12th September, 2008
On Sight’s reputation in HD quality control and conversions now has an international reach. South African production company Aquavision Wildlife Filmmakers is just the latest to benefit.
With a progressing level of formats to choose from in the fast-developing HD marketplace it’s no surprise that broadcasters are setting increasingly stringent benchmarks of HD quality for producers to meet.
It’s certainly an issue in the world of natural history production, where HD formats have had a huge impact. Take South Africa’s largest natural history producer, Aquavision, for example. The company makes around six films a year for major HD broadcasters, shot in HDCAM on Sony HDW-750P cameras.

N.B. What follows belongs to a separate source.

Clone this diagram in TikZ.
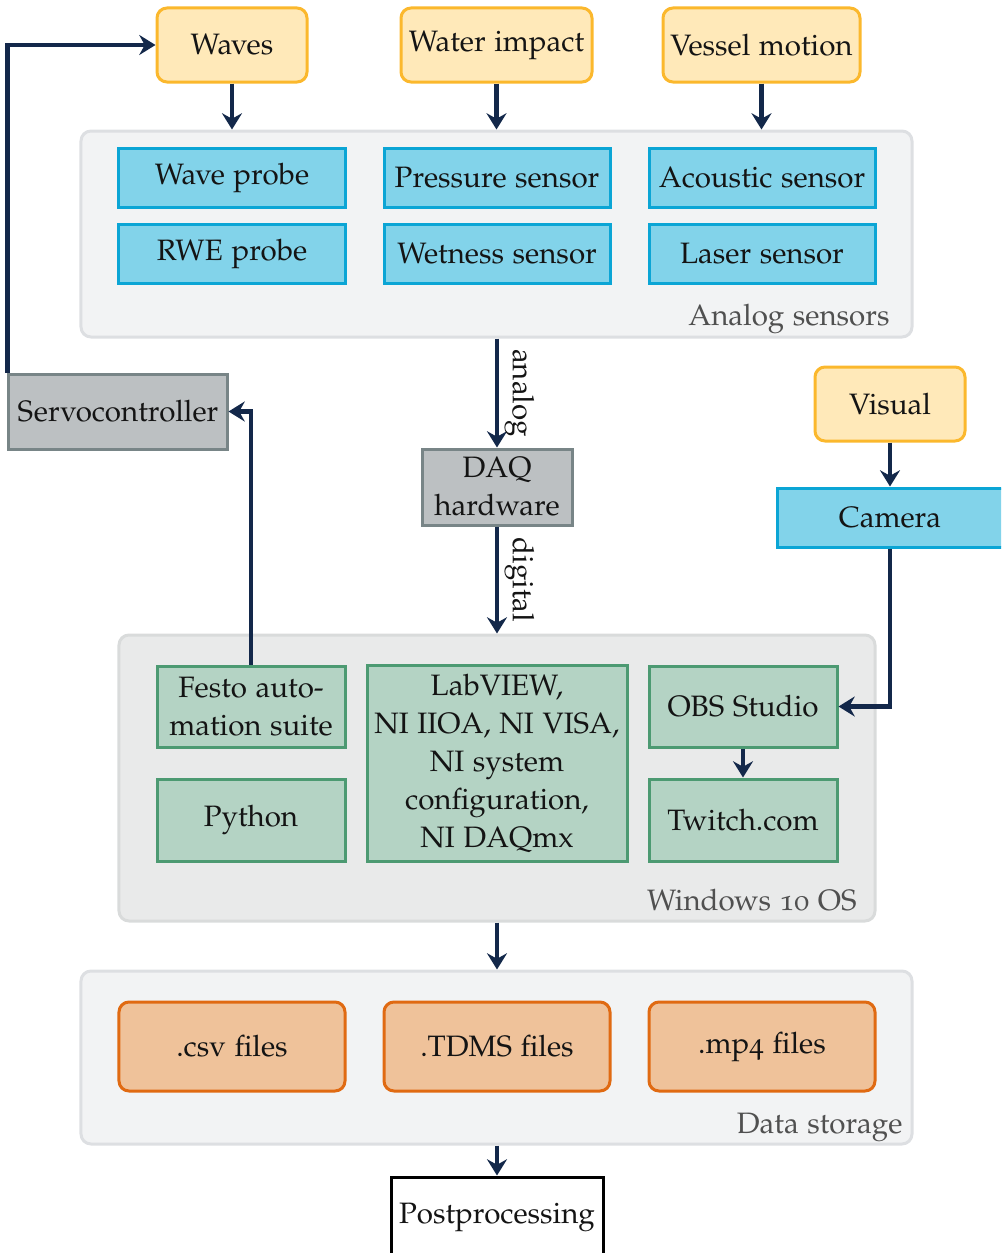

The company, set up by cinematographer Peter Lamberti in 1990, has established a reputation for great HD work.
But even the most experienced HD producers appreciate support when it comes to meeting the exacting requirements of broadcasters such as National Geographic and delivering quality-controlled HDCAM SR tapes in multiple formats.
Aquavision turned to On Sight’s HD LAB for the format conversions and QC checks, following recommendations from their distributors.
One distributor, Off the Fence, this year outsourced the management of its entire HD catalogue to the HD specialist. On Sight and Off the Fence currently work together to deliver one of the world’s largest catalogues of HD natural history and documentary programming to international broadcasters. Says Aquavision producer Billi-Jean Parker: “What I particularly liked about On Sight is its flexibility. We had three films that needed conversion and QC work, but also wanted to take the opportunity to grow our knowledge of HD conversions along the way.”
On Sight handled video and audio conversion on Aquavision’s films Dolphin Army and The Clash of the Hyenas using a state-of-the-art HD conversion kit.
What Aquavision understands is that creating multi-track HDCAM SR audio masters can be complicated. “Some sound is recorded in the fi eld, some is additional foley, plus there’s dialogue and music, but National Geographic needs it laid out on separate tracks for re-versioning – dubbing English into French or changing the music as required,” says Parker.
“On Sight was crucial in providing the reassurance that the equipment we had would be up to the job. From the advice we were given by On Sight we were able embark on a journey. Now we can complete audio conversion at the technical level that Nat Geo needs, selecting the mode and playing it out at the frame rate required in our own audio suite.”
It is for this reason that more and more distributors and producers are turning to On Sight for advice and support on ways of working with the recognised international delivery format of HDCAM SR.